The station also aired high school football and basketball games, as well as Carolina Panthers NFL games and regular ESPN Radio programming.

In July 2010, WXJY changed its simulcast partner to WSEA. Later in the year, WIQB became WHSC and began separate broadcasts.

On March 5, 2012, WJXY-FM became "Z-93", a Hot Adult Contemporary station. The ESPN Radio programming moved to sister station WSEA 100.3, which had previously been a CHR station as "i100."

On February 1, 2013, WJXY-FM changed from "Z-93" to a Southern rock and Country music hybrid format known as "93.9 The Outlaw". WXJY once again simulcast WJXY-FM.

On September 19, 2013, WJXY-FM/WXJY changed its format to news/talk, "News talk that matters." Programming included Don Imus, Mike Huckabee, Phil Valentine, John Batchelor, Red Eye Radio and the Washington Redskins.

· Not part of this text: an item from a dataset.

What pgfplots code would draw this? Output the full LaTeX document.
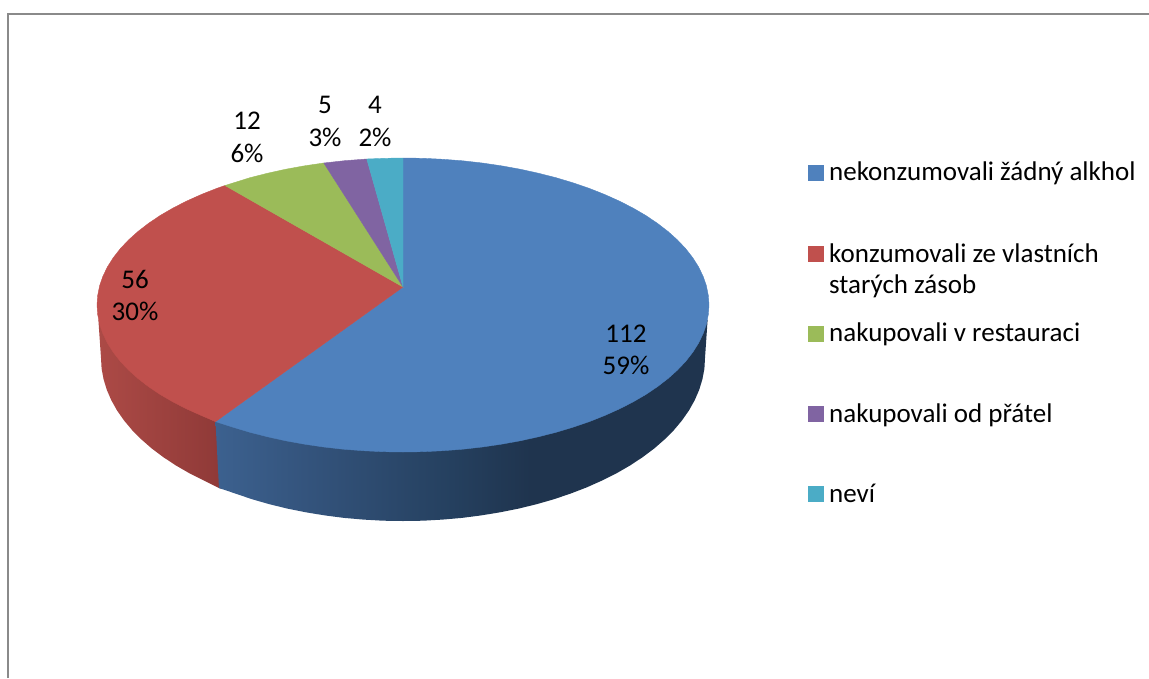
\documentclass[border=0pt]{standalone}
\usepackage{fontspec}
\setmainfont{Carlito}
\usepackage{pgfplots}
\pgfplotsset{compat=1.18}

\definecolor{sliceblue}{HTML}{4F81BD}
\definecolor{slicered}{HTML}{C0504D}
\definecolor{slicegreen}{HTML}{9BBB59}
\definecolor{slicepurple}{HTML}{8064A2}
\definecolor{sliceteal}{HTML}{4BACC6}
\definecolor{framegray}{HTML}{8A8A8A}
\definecolor{bsa}{HTML}{3C618F}
\definecolor{bsb}{HTML}{34547D}
\definecolor{bsc}{HTML}{25405F}
\definecolor{bsd}{HTML}{1F344E}
\definecolor{rsa}{HTML}{AC4A46}
\definecolor{rsb}{HTML}{8E3937}

% side wall shading, the path's box spans 25bp to 75bp
\pgfdeclarehorizontalshading{blueside}{100bp}{
  color(0bp)=(bsa); color(25bp)=(bsa); color(34bp)=(bsb);
  color(49bp)=(bsc); color(57bp)=(bsd); color(100bp)=(bsd)}
\pgfdeclarehorizontalshading{redside}{100bp}{
  color(0bp)=(rsa); color(25bp)=(rsa); color(75bp)=(rsb); color(100bp)=(rsb)}

\tikzset{lab/.style={font=\fontsize{27}{32}\selectfont,text=black,inner sep=0pt}}

\begin{document}
\begin{tikzpicture}
\begin{axis}[
  scale only axis,width=1149pt,height=678pt,
  xmin=0,xmax=1149,ymin=0,ymax=678,y dir=reverse,
  axis line style={draw=none},ticks=none]

% frame
\addplot[framegray,line width=2pt] coordinates {(8,678)(8,13.5)(1149,13.5)};

% side walls
\addplot[draw=none,shading=redside] coordinates {
  (225,425)(222,489)(219,488)(203.9,480.5)(189.5,473.3)(176,465.5)(163.4,457.2)(151.9,448.6)
  (141.5,439.5)(132.1,430.1)(124,420.4)(117,410.4)(111.3,400.2)(106.8,389.8)(103.6,379.3)
  (101.6,368.7)(101,358)(98.4,320)} -- cycle;
\addplot[draw=none,shading=blueside] coordinates {
  (707.6,320)(705,358)(704.4,368.7)(702.4,379.3)(699.2,389.8)(694.7,400.2)(689,410.4)(682,420.4)
  (673.9,430.1)(664.5,439.5)(654.1,448.6)(642.6,457.2)(630,465.5)(616.5,473.3)(602.1,480.5)
  (586.9,487.3)(570.8,493.5)(554,499.2)(536.6,504.2)(518.6,508.6)(500.1,512.3)(481.2,515.4)
  (461.9,517.9)(442.4,519.6)(422.8,520.7)(403,521)(383.2,520.7)(363.6,519.6)(344.1,517.9)
  (324.8,515.4)(305.9,512.3)(287.4,508.6)(269.4,504.2)(252,499.2)(235.2,493.5)(219,488)
  (215.5,421.6)} -- cycle;

% top face
\addplot[draw=sliceblue,line width=0.4pt,fill=sliceblue] coordinates {
  (403,287)(403,158)(423,158.3)(442.9,159.3)(462.7,160.8)(482.2,163)(501.3,165.8)(520.1,169.2)
  (538.3,173.2)(556,177.7)(573,182.8)(589.3,188.4)(604.7,194.5)(619.4,201.1)(633.1,208.1)
  (645.8,215.5)(657.4,223.3)(668,231.5)(677.5,240)(685.7,248.7)(692.8,257.8)(698.6,267)
  (703.1,276.3)(706.4,285.8)(708.3,295.4)(709,305)(708.3,314.6)(706.4,324.2)(703.1,333.7)
  (698.6,343)(692.8,352.2)(685.7,361.3)(677.5,370)(668,378.5)(657.4,386.7)(645.8,394.5)
  (633.1,401.9)(619.4,408.9)(604.7,415.5)(589.3,421.6)(573,427.2)(556,432.3)(538.3,436.8)
  (520.1,440.8)(501.3,444.2)(482.2,447)(462.7,449.2)(442.9,450.7)(423,451.7)(403,452)
  (383,451.7)(363.1,450.7)(343.3,449.2)(323.8,447)(304.7,444.2)(285.9,440.8)(267.7,436.8)
  (250,432.3)(233,427.2)(215.5,421.6)} -- cycle;
\addplot[draw=slicered,line width=0.4pt,fill=slicered] coordinates {
  (403,287)(215.5,421.6)(201.3,415.5)(186.6,408.9)(172.9,401.9)(160.2,394.5)(148.6,386.7)
  (138,378.5)(128.5,370)(120.3,361.3)(113.2,352.2)(107.4,343)(102.9,333.7)(99.6,324.2)
  (97.7,314.6)(97,305)(97.7,295.4)(99.6,285.8)(102.9,276.3)(107.4,267)(113.2,257.8)
  (120.3,248.7)(128.5,240)(138,231.5)(148.6,223.3)(160.2,215.5)(172.9,208.1)(186.6,201.1)
  (201.3,194.5)(216.7,188.4)(225,185.5)} -- cycle;
\addplot[draw=slicegreen,line width=0.4pt,fill=slicegreen] coordinates {
  (403,287)(225,185.5)(250,177.7)(267.7,173.2)(285.9,169.2)(304.7,165.8)(323.8,163)} -- cycle;
\addplot[draw=slicepurple,line width=0.4pt,fill=slicepurple] coordinates {
  (403,287)(323.8,163)(344.6,160.7)(366.8,159)} -- cycle;
\addplot[draw=sliceteal,line width=0.4pt,fill=sliceteal] coordinates {
  (403,287)(366.8,159)(384.9,158.3)(403,158)} -- cycle;

% legend keys
\addplot[only marks,mark=square*,mark size=7.5pt,mark options={draw=sliceblue,fill=sliceblue,line width=0pt}] coordinates {(815.5,172.5)};
\addplot[only marks,mark=square*,mark size=7.5pt,mark options={draw=slicered,fill=slicered,line width=0pt}] coordinates {(815.5,253.5)};
\addplot[only marks,mark=square*,mark size=7.5pt,mark options={draw=slicegreen,fill=slicegreen,line width=0pt}] coordinates {(815.5,333.5)};
\addplot[only marks,mark=square*,mark size=7.5pt,mark options={draw=slicepurple,fill=slicepurple,line width=0pt}] coordinates {(815.5,414)};
\addplot[only marks,mark=square*,mark size=7.5pt,mark options={draw=sliceteal,fill=sliceteal,line width=0pt}] coordinates {(815.5,494)};

% legend text
\node[lab,anchor=base west] at (axis cs:829,180) {nekonzumovali žádný alkhol};
\node[lab,anchor=base west] at (axis cs:829,262) {konzumovali ze vlastních};
\node[lab,anchor=base west] at (axis cs:829,293) {starých zásob};
\node[lab,anchor=base west] at (axis cs:829,341) {nakupovali v restauraci};
\node[lab,anchor=base west] at (axis cs:829,422) {nakupovali od přátel};
\node[lab,anchor=base west] at (axis cs:829,502) {neví};

% data labels
\node[lab,anchor=base] at (axis cs:626,342) {112};
\node[lab,anchor=base] at (axis cs:626,374) {59\%};
\node[lab,anchor=base] at (axis cs:135,288) {56};
\node[lab,anchor=base] at (axis cs:135,320) {30\%};
\node[lab,anchor=base] at (axis cs:247,129) {12};
\node[lab,anchor=base] at (axis cs:247,162) {6\%};
\node[lab,anchor=base] at (axis cs:325,113) {5};
\node[lab,anchor=base] at (axis cs:325,146) {3\%};
\node[lab,anchor=base] at (axis cs:375,113) {4};
\node[lab,anchor=base] at (axis cs:375,146) {2\%};
\end{axis}
\end{tikzpicture}
\end{document}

With the demise of Huckabee's show, WJXY-FM/WXJY added Dennis Miller. When Miller retired, WJXY-FM/WXJY added Jonathon Brandmeier, known as "Johnny B", in the early afternoon. Mike Gallagher preceded Brandmeier each weekday.

On September 20, 2016, Cumulus' Joule Broadcasting announced that WJXY-FM/WXJY would be sold to Colonial Radio Group for $240,000. That sale was consummated on February 9, 2017, at which point WJXY-FM dropped its news/talk format and simulcast with WXJY and began stunting with a wheel of formats that included "Loveland 93.9" (love songs), "The Accordion" (polka), "The Bowery" (all-Alabama, a band discovered in Myrtle Beach), "Santa 94" (Christmas music), and "The King 93.9" (all-Elvis). A new format, country as "Carolina Country 93.9", would be announced on February 13, 2017 at 3 p.m.

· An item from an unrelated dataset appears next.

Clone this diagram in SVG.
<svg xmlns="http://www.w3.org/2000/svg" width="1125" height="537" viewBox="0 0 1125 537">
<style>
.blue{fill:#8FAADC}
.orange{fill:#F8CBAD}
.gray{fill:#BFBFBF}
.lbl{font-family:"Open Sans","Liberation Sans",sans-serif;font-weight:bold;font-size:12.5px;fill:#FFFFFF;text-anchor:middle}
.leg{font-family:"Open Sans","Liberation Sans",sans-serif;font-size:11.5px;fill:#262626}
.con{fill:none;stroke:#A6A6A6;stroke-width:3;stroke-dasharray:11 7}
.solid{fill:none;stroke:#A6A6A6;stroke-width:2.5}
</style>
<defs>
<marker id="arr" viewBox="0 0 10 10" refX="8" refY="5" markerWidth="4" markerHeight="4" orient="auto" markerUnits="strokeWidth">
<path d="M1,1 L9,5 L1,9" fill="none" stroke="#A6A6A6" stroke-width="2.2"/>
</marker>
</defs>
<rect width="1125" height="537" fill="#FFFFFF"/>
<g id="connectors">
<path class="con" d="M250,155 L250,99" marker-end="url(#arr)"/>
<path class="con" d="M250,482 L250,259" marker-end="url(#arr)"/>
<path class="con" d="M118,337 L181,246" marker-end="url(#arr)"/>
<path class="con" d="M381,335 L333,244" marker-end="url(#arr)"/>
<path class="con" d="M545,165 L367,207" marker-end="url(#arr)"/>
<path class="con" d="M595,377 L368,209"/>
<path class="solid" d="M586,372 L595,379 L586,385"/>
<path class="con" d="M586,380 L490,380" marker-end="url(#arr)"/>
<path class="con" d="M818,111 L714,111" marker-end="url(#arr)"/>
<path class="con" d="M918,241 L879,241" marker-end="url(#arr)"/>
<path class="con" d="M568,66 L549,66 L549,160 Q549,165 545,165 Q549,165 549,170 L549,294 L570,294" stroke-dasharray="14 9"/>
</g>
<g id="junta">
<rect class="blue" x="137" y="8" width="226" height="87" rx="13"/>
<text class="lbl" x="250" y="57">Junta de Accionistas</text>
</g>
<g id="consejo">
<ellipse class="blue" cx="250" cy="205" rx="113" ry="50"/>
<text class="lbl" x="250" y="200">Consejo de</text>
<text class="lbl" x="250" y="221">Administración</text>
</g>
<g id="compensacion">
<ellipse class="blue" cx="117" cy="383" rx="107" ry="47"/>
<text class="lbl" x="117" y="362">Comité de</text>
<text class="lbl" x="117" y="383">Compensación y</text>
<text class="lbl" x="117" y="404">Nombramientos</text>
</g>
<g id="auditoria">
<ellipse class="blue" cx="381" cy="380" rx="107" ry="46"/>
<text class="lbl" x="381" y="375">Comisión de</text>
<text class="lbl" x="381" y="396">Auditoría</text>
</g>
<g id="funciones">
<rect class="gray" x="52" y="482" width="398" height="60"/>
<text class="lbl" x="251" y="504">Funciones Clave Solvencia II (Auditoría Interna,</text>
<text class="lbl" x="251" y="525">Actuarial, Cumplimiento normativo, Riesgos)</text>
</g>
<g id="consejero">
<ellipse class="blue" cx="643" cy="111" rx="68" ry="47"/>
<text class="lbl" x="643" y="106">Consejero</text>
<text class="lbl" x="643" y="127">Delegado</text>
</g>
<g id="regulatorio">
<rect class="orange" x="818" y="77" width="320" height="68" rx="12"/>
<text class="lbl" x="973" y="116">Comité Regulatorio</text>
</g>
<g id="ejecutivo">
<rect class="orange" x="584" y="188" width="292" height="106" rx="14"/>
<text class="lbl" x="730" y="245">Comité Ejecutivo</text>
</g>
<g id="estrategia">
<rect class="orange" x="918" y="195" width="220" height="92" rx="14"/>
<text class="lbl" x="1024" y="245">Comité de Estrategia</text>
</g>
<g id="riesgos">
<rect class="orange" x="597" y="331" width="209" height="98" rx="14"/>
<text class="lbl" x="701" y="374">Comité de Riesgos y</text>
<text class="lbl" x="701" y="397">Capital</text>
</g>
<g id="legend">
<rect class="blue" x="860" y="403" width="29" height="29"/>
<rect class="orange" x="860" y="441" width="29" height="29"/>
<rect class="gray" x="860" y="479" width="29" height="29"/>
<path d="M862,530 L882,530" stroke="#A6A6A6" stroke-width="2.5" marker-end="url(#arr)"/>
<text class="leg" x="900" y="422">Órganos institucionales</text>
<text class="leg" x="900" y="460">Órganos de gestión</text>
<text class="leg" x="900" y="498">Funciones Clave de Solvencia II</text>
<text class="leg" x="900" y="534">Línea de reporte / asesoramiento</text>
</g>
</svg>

On June 23, 2017, WJXY-FM changed callsigns to WMIR.

On January 3, 2020, WYAY, formerly WXJY, resumed simulcasting WMIR. The FM suffix was added on March 16, 2021, with the former WJXY becoming WMIR on March 23, 2021.

On April 30, 2021, WMIR-FM was sold to Maryland Media One, LLC. On May 17, 2021, WMIR-FM and WYAY, formerly WUDE, changed formats from country to oldies, branded as "Carolina Gold 93.9 & 106.3" with Andrulonis moving the Carolina Country format to WNMB. 93.9 would change callsigns to WGLD-FM to match on February 3, 2022. WPGI began simulcasting.

On December 28, 2023, WGLD-FM and WYAY split from the simulcast with WPGI and stunted with classic alternative, branded as "The Coast", before returning to Carolina Country as the stations returned to Andrulonis Media.

Other formats since 2023 have included country and urban contemporary.